The point is to provide treatment and hopefully prevent people from going back to jail, but the team has a limited bandwidth. At any given time they’re helping 30 people at most.
The mass release is a result of the largest single-day commutation in U.S. History. It was made possible by recent legislation and a voter initiative that reduced penalties for certain drug-related crimes like possession.
When Gov. Kevin Stitt approved the release in November, Scott says he knew they’d need more people.
Before they left prison, 75 people said they were coming to HOPE for guidance.
To prepare, the nonprofit recruited dozens of their employees who don’t specialize in prison reentry and sent them to class with Scott.
“So now we have case managers who’ve never worked in reentry (and) never worked in justice services,” Scott said. “They do understand employers in Oklahoma City, felon friendly housing providers, they understand the need for court advocacy…”
The class – which Scott calls Reentry Case Management 101 – is an example of how nonprofits and state agencies are adapting. Not all of the released prisoners will look for help, but the ones who do could overwhelm small teams like Scott’s.
So far, “we’ve had 17 people come in for intake who had sentences (commuted),” Scott said.
A statewide response
HOPE is one of more than a dozen organizations the Oklahoma Department of Mental Health and Substance Abuse Services partners with to help people living with behavioral health conditions around the state.
Nisha Williams with the department says for years they’ve had employees inside state prisons identifying people who especially need to be connected with services once they’re released.
“We essentially just looked at expanding the services and the opportunities that were already there,” Williams said.
Williams says the Department of Mental Health recognized transition fairs planned by the governor’s office and the Department of Corrections were an important resource. The agency asked its employees embedded in prisons to attend the fairs and connect prisoners on their way out with services.

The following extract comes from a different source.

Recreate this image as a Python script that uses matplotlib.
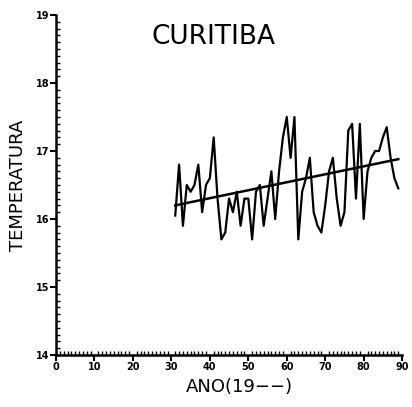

Those fairs are where Robert Scott found out how many people were planning to come to HOPE.
James Smith is a 36-year-old former prisoner released in November.
“Before they released us they had job fairs and they gave us the info about people that would help us,” Smith said.
The transition fairs weren’t an option during Smith’s last two prison releases. He says he had a harder time getting back on his feet both times. But, this time he’s made new connections and he’s hopeful.
Smith’s release was made possible by legislation co-authored by House Majority Leader Jon Echols (R — Oklahoma City) and Representative Jason Dunnington (D — Oklahoma City). However, that legislation did not address how people would transition back into society.
Echols says the problem is bigger than one bill.
“We have a chicken and an egg problem,” Echols explained. “You’re not going to be able to have services to deal with that great of an influx until you have that great of an influx.”
The majority leader says even if more funding for reentry services were freed up immediately, there aren’t enough organizations like HOPE in the state that money could be spent on.
“We’re going to need to steadily increase this but we have a provider shortage period,” Echols said.
Echols believes legislators can bring more service providers into the state by steadily increasing funding over time. But right now, he says the shortage is no reason to halt reforms calling for more prison releases.
Looking to the future
As his class draws to an end Robert Scott invites HOPE employees to email or call him if they have questions.
He feels like they are prepared for the expected rush, but they need all hands on deck.
On Friday, a criminal justice task force created by the governor will release its report.
Members said earlier this week that it will include recommendations on how to build on the transition fairs and help connect people with resources after their release.